SET PROBLEM
Reproduce, exactly and in full, the lines from the one with "Write a component" through the one with "200, 220, 240];" in the data below; drop pictures.

INPUT ROWS
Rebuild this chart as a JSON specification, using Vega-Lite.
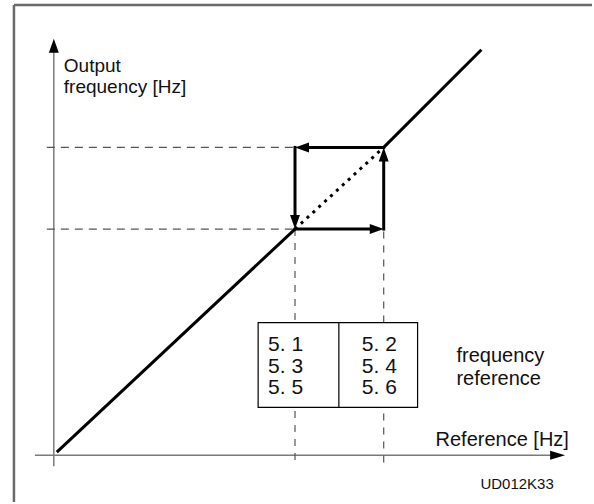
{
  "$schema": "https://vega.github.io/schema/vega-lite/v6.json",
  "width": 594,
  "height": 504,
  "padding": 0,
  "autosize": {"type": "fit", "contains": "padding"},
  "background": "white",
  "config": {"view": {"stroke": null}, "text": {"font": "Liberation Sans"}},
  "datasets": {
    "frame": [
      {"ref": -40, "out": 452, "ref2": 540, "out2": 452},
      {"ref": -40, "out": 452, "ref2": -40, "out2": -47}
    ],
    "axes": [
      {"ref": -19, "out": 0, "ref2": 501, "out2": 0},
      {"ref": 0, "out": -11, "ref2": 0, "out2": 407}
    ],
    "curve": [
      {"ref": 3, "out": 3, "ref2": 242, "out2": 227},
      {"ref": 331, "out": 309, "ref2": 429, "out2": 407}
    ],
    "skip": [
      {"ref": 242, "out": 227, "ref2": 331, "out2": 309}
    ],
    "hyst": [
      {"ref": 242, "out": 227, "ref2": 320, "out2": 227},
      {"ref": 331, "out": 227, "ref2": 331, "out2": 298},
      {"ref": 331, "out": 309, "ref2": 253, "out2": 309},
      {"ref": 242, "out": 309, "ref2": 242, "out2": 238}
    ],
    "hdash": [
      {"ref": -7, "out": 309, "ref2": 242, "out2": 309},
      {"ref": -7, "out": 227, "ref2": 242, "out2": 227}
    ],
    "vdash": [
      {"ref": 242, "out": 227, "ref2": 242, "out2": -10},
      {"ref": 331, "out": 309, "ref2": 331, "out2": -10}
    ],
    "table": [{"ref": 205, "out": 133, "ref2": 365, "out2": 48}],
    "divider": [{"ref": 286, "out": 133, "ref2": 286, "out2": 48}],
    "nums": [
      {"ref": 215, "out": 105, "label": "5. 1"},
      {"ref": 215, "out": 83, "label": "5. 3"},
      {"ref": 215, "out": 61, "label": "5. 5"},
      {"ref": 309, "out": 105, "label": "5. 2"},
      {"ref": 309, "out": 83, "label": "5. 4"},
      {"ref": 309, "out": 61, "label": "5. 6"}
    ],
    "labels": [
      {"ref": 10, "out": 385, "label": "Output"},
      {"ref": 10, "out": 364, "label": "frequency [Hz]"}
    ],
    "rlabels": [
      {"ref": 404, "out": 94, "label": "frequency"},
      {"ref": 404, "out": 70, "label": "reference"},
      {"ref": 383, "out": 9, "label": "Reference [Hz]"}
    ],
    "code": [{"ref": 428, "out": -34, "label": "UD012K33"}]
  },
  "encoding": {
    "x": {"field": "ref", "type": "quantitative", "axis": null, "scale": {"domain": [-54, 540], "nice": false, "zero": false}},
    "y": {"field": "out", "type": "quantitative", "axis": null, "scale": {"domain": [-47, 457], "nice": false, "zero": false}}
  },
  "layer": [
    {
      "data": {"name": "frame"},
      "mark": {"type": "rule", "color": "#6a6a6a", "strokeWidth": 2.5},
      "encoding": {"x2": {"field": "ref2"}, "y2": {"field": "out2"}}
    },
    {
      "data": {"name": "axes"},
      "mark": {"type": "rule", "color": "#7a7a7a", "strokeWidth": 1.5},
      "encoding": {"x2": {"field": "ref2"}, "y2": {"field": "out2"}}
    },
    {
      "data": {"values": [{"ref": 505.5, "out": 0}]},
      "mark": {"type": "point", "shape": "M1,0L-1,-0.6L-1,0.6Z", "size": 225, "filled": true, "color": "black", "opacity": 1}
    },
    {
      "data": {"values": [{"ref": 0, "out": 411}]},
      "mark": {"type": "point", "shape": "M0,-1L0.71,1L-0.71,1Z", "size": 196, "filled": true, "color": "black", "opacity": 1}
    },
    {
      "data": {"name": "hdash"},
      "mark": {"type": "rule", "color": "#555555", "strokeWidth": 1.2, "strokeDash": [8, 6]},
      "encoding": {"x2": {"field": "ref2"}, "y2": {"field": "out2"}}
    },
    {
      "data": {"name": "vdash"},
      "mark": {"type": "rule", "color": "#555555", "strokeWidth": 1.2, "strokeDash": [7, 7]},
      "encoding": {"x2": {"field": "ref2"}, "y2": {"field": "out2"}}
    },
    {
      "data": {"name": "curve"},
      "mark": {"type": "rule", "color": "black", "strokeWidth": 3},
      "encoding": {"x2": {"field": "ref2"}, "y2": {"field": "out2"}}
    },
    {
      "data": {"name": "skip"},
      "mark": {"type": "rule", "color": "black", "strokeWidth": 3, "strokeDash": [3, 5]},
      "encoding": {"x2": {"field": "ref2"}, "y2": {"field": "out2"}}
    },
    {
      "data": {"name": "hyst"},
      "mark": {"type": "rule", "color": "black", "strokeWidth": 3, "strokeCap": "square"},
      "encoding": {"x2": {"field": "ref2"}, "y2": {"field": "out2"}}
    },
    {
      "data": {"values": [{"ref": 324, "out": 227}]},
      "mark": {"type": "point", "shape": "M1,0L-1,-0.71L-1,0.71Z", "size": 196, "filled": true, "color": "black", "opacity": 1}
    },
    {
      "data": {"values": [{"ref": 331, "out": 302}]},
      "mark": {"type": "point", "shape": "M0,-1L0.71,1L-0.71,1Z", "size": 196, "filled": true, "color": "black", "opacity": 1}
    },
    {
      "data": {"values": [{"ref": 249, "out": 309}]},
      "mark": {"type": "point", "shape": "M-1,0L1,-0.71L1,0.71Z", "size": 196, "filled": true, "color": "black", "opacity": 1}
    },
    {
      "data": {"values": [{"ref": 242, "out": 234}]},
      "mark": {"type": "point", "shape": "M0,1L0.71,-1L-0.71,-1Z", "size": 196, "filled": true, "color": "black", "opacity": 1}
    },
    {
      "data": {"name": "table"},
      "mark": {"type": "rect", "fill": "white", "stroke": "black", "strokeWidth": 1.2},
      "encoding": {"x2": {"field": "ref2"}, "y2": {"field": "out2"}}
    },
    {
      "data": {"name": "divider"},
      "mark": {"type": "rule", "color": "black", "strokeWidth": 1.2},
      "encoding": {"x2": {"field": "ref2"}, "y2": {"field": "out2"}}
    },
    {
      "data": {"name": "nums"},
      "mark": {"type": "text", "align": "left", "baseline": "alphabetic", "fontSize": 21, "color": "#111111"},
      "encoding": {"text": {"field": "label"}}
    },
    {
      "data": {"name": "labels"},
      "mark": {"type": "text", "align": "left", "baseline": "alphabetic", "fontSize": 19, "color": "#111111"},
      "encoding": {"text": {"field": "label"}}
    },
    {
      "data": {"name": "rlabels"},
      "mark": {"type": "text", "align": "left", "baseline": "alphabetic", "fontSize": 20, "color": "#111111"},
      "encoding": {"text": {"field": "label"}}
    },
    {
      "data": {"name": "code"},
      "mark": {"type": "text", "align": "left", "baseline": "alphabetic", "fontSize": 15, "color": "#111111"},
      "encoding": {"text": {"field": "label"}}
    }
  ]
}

--

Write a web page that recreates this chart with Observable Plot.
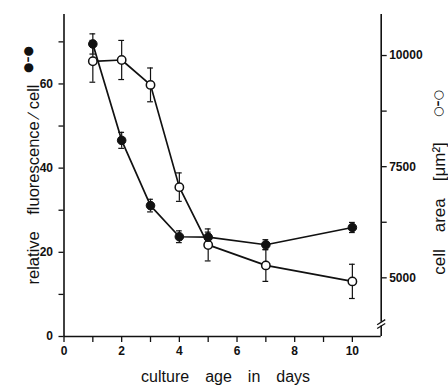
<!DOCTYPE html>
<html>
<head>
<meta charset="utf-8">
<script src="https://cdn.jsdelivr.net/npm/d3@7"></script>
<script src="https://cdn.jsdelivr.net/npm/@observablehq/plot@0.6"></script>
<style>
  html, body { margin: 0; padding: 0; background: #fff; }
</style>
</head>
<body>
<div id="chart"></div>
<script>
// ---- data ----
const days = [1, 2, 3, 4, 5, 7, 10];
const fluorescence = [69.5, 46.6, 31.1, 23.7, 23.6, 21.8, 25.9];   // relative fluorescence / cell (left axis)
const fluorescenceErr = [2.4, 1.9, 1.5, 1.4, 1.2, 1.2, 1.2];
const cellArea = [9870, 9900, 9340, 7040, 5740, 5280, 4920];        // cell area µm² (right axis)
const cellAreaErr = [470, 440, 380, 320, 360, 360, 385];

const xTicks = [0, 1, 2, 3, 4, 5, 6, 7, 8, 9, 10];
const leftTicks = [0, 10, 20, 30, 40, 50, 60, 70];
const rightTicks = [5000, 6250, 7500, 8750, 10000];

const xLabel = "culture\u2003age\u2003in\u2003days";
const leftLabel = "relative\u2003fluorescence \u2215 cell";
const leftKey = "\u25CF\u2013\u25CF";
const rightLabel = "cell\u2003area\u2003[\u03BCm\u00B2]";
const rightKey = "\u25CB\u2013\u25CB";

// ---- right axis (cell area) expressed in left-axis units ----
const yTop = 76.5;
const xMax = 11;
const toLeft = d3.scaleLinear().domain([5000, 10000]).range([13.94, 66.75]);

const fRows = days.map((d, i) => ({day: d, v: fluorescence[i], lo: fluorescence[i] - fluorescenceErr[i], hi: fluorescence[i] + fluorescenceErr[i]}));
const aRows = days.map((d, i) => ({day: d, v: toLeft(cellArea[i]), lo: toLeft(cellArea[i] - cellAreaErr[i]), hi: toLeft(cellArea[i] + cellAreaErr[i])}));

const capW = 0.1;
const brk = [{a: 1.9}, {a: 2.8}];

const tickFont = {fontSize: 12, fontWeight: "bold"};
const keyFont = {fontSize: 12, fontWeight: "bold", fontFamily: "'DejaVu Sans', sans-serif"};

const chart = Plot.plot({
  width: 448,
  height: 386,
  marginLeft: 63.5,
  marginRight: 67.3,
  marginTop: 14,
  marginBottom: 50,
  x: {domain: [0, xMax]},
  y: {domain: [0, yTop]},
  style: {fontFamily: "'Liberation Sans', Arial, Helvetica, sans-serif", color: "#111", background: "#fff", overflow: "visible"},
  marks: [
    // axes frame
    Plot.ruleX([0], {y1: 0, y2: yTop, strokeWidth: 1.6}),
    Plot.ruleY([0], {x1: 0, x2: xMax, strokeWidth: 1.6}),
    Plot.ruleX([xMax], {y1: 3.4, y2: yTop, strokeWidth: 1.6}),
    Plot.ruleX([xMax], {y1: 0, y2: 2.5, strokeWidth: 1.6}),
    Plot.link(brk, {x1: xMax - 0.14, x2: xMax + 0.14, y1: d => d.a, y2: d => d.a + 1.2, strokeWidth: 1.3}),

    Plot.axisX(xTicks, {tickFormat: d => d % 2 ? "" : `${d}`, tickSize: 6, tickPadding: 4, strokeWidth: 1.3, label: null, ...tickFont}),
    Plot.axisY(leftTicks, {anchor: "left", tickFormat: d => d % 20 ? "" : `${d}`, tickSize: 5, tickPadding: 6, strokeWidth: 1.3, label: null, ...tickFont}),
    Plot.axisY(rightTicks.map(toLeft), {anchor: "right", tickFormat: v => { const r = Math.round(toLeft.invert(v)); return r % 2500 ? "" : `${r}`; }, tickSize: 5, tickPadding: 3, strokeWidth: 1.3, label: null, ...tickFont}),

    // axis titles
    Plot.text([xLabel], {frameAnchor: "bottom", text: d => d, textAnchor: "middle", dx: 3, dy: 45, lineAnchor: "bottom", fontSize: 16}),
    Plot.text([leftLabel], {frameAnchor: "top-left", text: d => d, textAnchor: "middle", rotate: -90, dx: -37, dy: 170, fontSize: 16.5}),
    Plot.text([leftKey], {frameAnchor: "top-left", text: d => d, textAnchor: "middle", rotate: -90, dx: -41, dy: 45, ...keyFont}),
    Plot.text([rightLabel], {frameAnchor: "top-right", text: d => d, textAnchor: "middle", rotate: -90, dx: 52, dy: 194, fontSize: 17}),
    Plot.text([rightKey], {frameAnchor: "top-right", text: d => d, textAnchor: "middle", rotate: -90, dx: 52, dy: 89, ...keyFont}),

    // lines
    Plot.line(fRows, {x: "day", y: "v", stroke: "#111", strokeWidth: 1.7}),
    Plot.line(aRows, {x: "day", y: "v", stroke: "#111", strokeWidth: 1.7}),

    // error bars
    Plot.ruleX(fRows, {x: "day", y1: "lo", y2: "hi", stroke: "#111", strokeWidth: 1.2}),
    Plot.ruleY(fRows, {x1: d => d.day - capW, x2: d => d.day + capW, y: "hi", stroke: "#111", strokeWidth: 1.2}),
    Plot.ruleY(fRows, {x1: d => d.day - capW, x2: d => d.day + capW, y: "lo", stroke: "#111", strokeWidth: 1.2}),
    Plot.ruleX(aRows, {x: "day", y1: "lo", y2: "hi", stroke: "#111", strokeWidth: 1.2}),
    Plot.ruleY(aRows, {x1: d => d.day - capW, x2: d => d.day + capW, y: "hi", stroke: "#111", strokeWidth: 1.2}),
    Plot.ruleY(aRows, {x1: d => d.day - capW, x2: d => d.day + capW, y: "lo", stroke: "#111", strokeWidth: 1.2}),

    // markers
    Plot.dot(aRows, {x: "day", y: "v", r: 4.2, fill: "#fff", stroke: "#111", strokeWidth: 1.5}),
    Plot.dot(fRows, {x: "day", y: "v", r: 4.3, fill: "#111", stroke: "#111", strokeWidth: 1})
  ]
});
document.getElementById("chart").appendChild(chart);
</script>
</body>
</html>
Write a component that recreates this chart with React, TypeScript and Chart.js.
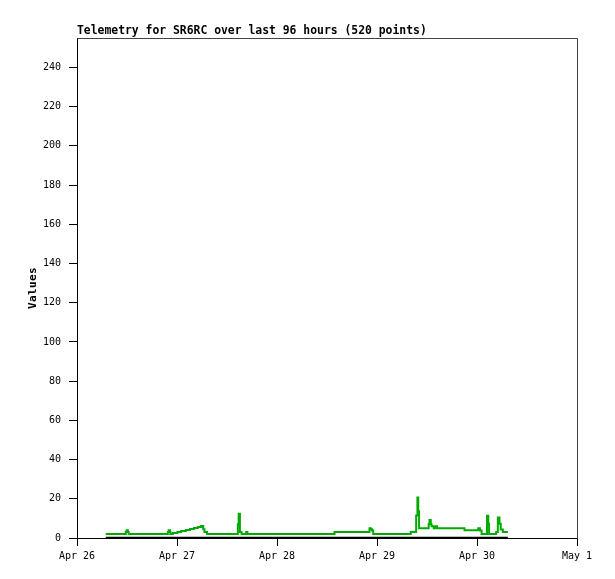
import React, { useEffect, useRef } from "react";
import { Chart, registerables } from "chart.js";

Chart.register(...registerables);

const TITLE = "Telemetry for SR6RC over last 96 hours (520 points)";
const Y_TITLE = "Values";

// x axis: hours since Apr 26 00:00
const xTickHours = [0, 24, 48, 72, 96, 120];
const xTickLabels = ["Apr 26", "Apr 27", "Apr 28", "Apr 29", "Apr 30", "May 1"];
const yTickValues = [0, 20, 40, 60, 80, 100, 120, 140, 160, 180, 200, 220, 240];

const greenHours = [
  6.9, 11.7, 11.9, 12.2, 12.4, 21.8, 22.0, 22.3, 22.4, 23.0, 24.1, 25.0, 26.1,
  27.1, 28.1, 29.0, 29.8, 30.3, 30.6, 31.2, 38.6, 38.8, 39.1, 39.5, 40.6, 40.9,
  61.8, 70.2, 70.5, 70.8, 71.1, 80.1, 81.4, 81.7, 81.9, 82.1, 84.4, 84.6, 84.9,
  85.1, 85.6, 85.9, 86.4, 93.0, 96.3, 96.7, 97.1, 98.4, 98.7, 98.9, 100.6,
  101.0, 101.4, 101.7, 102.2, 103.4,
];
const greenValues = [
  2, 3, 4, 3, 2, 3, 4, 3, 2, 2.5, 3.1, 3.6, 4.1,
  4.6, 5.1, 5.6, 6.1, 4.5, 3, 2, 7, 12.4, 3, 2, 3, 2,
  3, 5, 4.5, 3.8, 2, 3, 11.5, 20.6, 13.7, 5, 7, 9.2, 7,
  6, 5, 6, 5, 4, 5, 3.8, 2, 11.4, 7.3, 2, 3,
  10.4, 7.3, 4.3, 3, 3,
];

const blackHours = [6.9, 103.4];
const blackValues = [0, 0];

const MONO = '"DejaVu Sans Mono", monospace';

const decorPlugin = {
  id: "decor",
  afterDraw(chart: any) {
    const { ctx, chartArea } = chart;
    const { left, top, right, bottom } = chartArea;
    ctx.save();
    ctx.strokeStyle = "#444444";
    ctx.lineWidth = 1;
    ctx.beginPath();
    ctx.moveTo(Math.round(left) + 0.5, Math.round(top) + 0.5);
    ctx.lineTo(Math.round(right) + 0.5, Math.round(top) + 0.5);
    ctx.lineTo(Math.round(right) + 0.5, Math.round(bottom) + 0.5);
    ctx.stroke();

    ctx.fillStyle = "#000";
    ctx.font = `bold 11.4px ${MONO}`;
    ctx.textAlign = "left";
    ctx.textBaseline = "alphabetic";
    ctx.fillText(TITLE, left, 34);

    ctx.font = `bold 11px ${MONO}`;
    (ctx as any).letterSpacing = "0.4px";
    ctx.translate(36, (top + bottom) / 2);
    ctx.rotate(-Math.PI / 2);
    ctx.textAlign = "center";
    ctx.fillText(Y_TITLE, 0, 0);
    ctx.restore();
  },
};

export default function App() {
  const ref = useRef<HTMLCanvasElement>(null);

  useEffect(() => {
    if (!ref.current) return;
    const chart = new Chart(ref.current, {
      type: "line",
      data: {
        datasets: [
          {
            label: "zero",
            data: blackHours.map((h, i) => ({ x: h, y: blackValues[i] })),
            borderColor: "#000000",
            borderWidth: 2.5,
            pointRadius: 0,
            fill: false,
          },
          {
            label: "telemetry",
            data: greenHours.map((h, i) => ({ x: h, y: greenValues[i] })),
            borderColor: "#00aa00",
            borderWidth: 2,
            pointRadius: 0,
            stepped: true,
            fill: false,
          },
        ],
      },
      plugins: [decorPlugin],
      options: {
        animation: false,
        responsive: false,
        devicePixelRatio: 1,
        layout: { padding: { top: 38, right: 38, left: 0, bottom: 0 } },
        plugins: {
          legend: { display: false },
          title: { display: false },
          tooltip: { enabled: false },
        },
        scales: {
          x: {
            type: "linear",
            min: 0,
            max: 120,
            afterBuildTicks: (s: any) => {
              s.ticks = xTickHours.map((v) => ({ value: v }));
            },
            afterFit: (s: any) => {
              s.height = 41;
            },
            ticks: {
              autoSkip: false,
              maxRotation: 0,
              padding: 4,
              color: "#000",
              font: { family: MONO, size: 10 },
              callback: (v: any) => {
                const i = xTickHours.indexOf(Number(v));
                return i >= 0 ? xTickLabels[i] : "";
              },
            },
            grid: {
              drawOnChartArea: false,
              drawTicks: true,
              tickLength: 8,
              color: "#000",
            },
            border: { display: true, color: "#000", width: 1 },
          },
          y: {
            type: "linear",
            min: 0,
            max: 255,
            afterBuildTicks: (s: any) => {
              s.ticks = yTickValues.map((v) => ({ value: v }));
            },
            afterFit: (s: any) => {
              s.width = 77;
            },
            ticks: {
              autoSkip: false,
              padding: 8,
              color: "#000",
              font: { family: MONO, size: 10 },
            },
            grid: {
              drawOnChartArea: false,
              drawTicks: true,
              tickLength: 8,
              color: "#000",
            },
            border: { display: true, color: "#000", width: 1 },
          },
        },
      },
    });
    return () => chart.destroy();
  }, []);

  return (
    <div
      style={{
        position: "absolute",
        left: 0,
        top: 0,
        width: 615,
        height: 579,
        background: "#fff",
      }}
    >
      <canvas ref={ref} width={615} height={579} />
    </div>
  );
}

--

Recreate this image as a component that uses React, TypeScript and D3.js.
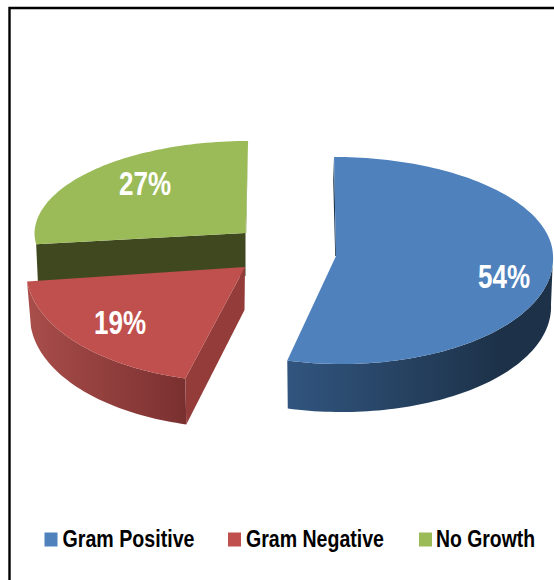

SOLUTION TO THE EXERCISE
Write a component that recreates this chart with React, TypeScript and Chart.js.
import React, { useEffect, useRef } from "react";
import { Chart, registerables } from "chart.js";

Chart.register(...registerables);

const TITLE = "Telemetry for SR6RC over last 96 hours (520 points)";
const Y_TITLE = "Values";

// x axis: hours since Apr 26 00:00
const xTickHours = [0, 24, 48, 72, 96, 120];
const xTickLabels = ["Apr 26", "Apr 27", "Apr 28", "Apr 29", "Apr 30", "May 1"];
const yTickValues = [0, 20, 40, 60, 80, 100, 120, 140, 160, 180, 200, 220, 240];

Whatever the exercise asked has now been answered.